Transit Mix Concrete’s planned quarry has neighbors outraged

Transit Mix Concrete wants to put in a 400 acre granite quarry on the Hitch Rack Ranch, south of Colorado Springs,  El Paso County, Colorado.

But despite the fact the new quarry will mean an end to the exiting Pikeview Quarry, described locally as an “eye sore”, neighbors are objecting.

A number of factors went in to selecting the new quarry site including rock quality, proximity to the market, and access, but Transit Mix said because of new mining standards they also had to make sure it was hidden.

“Its also a sight that we can develop a quarry virtually unseen by passing motorists and residents.  That was important for us to be able to develop quarry in inconspicuous location,” said Deb Hileman, the spokesperson for the Transit Mix.

The two gripes gripe for neighbors  are water and access.  Blasting at the quarry would force the one road in and out to be shut down for 30 minutes up to an hour.  Transit Mix said it shouldn’t be a problem because there’s only a handful of people that ever use that road.

This project still has a long way to go, including getting approval from County Commissioners, but if approved the company hopes to have the new quarry up and running by late 2017.
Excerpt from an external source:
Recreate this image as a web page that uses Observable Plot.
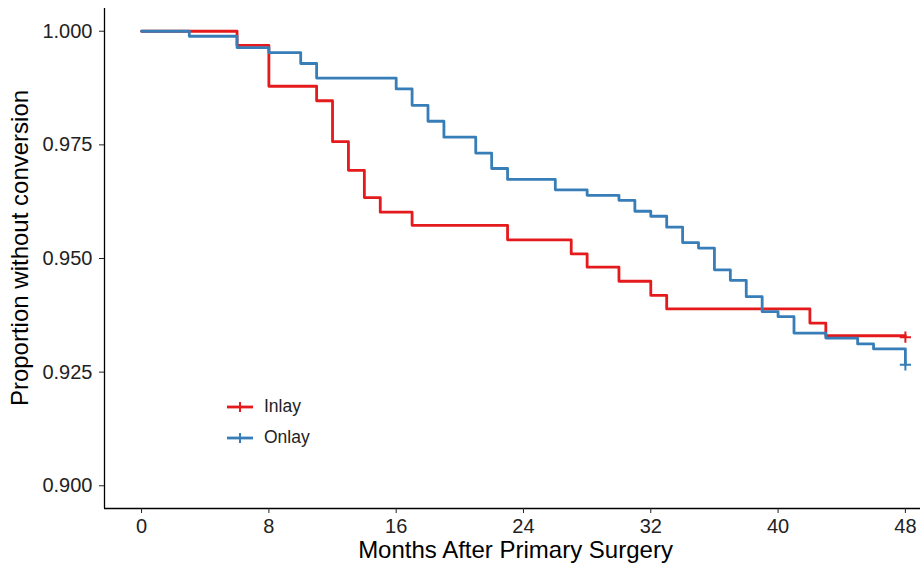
<!DOCTYPE html>
<html>
<head>
<meta charset="utf-8">
<script src="https://cdn.jsdelivr.net/npm/d3@7"></script>
<script src="https://cdn.jsdelivr.net/npm/@observablehq/plot@0.6"></script>
<style>
  html, body { margin: 0; padding: 0; background: #fff; }
  #wrap { position: relative; width: 920px; height: 571px; overflow: hidden; font-family: "Liberation Sans", Arial, sans-serif; }
  #legend { position: absolute; left: 227px; top: 391px; }
  .row { display: flex; align-items: center; height: 31px; }
  .row span { margin-left: 11px; font-size: 17.5px; color: #222; }
</style>
</head>
<body>
<div id="wrap"></div>
<script>
// Kaplan-Meier curves (step-after at each month)
const groups = ["Inlay", "Onlay"];
const colors = ["#E41A1C", "#377EB8"];

const inlayMonths = [0, 6, 8, 11, 12, 13, 14, 15, 17, 23, 27, 28, 30, 32, 33, 42, 43, 48];
const inlaySurv   = [1.0, 0.9969, 0.9879, 0.9847, 0.9757, 0.9694, 0.9634, 0.9602, 0.9573, 0.9541, 0.9510, 0.9481, 0.9450, 0.9419, 0.9389, 0.9358, 0.9330, 0.9330];

const onlayMonths = [0, 3, 6, 8, 10, 11, 16, 17, 18, 19, 21, 22, 23, 26, 28, 30, 31, 32, 33, 34, 35, 36, 37, 38, 39, 40, 41, 43, 45, 46, 48];
const onlaySurv   = [1.0, 0.9989, 0.9964, 0.9953, 0.9929, 0.9897, 0.9873, 0.9837, 0.9802, 0.9767, 0.9732, 0.9698, 0.9674, 0.9651, 0.9639, 0.9628, 0.9604, 0.9593, 0.9569, 0.9535, 0.9523, 0.9475, 0.9452, 0.9416, 0.9383, 0.9372, 0.9336, 0.9325, 0.9312, 0.9301, 0.9266];

// censored observations (+ marks)
const censorGroups = ["Inlay", "Onlay"];
const censorMonths = [48, 48];
const censorSurv   = [0.9327, 0.9266];

const xTicks = [0, 8, 16, 24, 32, 40, 48];
const yTicks = [0.900, 0.925, 0.950, 0.975, 1.000];

const xDomain = [-2.33, 48.95];
const yDomain = [0.895, 1.005];

const curve = (g, ms, ss) => ms.map((m, i) => ({group: g, month: m, surv: ss[i]}));
const inlay = curve("Inlay", inlayMonths, inlaySurv);
const onlay = curve("Onlay", onlayMonths, onlaySurv);
const censors = censorMonths.map((m, i) => ({group: censorGroups[i], month: m, surv: censorSurv[i]}));

const colorOf = g => colors[groups.indexOf(g)];

const chart = Plot.plot({
  width: 920,
  height: 571,
  marginLeft: 104,
  marginRight: 0,
  marginTop: 8,
  marginBottom: 63,
  style: { fontFamily: '"Liberation Sans", Arial, sans-serif', background: "#fff", overflow: "visible" },
  x: { domain: xDomain },
  y: { domain: yDomain },
  marks: [
    Plot.line(inlay, { x: "month", y: "surv", curve: "step-after", stroke: colorOf("Inlay"), strokeWidth: 2.8 }),
    Plot.line(onlay, { x: "month", y: "surv", curve: "step-after", stroke: colorOf("Onlay"), strokeWidth: 2.8 }),
    Plot.dot(censors, { x: "month", y: "surv", symbol: "plus", r: 3.7, stroke: d => colorOf(d.group), strokeWidth: 2 }),
    Plot.ruleY([yDomain[0]], { stroke: "#000", strokeWidth: 1.3 }),
    Plot.ruleX([xDomain[0]], { stroke: "#000", strokeWidth: 1.3 }),
    Plot.axisX({ ticks: xTicks, tickSize: 5, tickPadding: 5, fontSize: 20, label: null, stroke: "#222", color: "#222", tickFormat: d => String(d) }),
    Plot.axisY({ ticks: yTicks, tickSize: 5, tickPadding: 7, fontSize: 20, label: null, stroke: "#222", color: "#222", tickFormat: d3.format(".3f") }),
    Plot.text(["Months After Primary Surgery"], { text: d => d, frameAnchor: "bottom", textAnchor: "middle", dx: 3, dy: 49.5, fontSize: 24, fill: "#000" }),
    Plot.text(["Proportion without conversion"], { text: d => d, frameAnchor: "left", textAnchor: "middle", lineAnchor: "middle", rotate: -90, dx: -83.7, dy: -10.5, fontSize: 24, fill: "#000" })
  ]
});

const wrap = document.getElementById("wrap");
wrap.appendChild(chart);

// legend inside the panel
const legend = document.createElement("div");
legend.id = "legend";
groups.forEach((g, i) => {
  const row = document.createElement("div");
  row.className = "row";
  const ns = "http://www.w3.org/2000/svg";
  const svg = document.createElementNS(ns, "svg");
  svg.setAttribute("width", 26);
  svg.setAttribute("height", 14);
  const h = document.createElementNS(ns, "line");
  h.setAttribute("x1", 0); h.setAttribute("x2", 26); h.setAttribute("y1", 7); h.setAttribute("y2", 7);
  h.setAttribute("stroke", colors[i]); h.setAttribute("stroke-width", 2.8);
  const v = document.createElementNS(ns, "line");
  v.setAttribute("x1", 13); v.setAttribute("x2", 13); v.setAttribute("y1", 2); v.setAttribute("y2", 12);
  v.setAttribute("stroke", colors[i]); v.setAttribute("stroke-width", 2);
  svg.appendChild(h); svg.appendChild(v);
  const label = document.createElement("span");
  label.textContent = g;
  row.appendChild(svg);
  row.appendChild(label);
  legend.appendChild(row);
});
wrap.appendChild(legend);
</script>
</body>
</html>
Transit Mix restoration record
Transit Mix’s sister company Castle Concrete Company received the 2003 ”Industry/Community Achievement Award In the Reclamation of Mined Lands” from the Colorado Department of Natural Resources Mined Land Reclamation Board for the reclamation work performed at the Queens Canyon Quarry.

After it ceased operations in 2001, the Queens Canyon quarry was reclaimed and renamed the Greg Francis Bighorn Sheep Habitat in honor of Francis, a 30-year employee at Castle Concrete, the predecessor of Transit Mix Concrete. Francis died in October 2002.

A statue of a bighorn sheep stands on the former quarry site in recognition of the herd of bighorns, the efforts of Greg Francis and the hundreds of volunteers who worked with Castle Concrete to reclaim the site and reintroduce Rocky Mountain juniper trees, native grass and small pinón.

The Colorado Mountain Reclamation Foundation (CMRF) played a key role in the successful reclamation efforts at the Queens Canyon quarry site.

The Colorado Mountain Reclamation Foundation is no longer in operation but Transit Mix Concrete is consulting with reclamation experts and interested stakeholders to consider possible additional reclamation strategies for Pikeview.

Transit Mix Concrete ended mining operations at the Black Canyon quarry, located north of Manitou Springs in 2015. Also known as the Snyder quarry, the company is selling the remaining inventory of aggregate and will begin reclamation of the site later this year.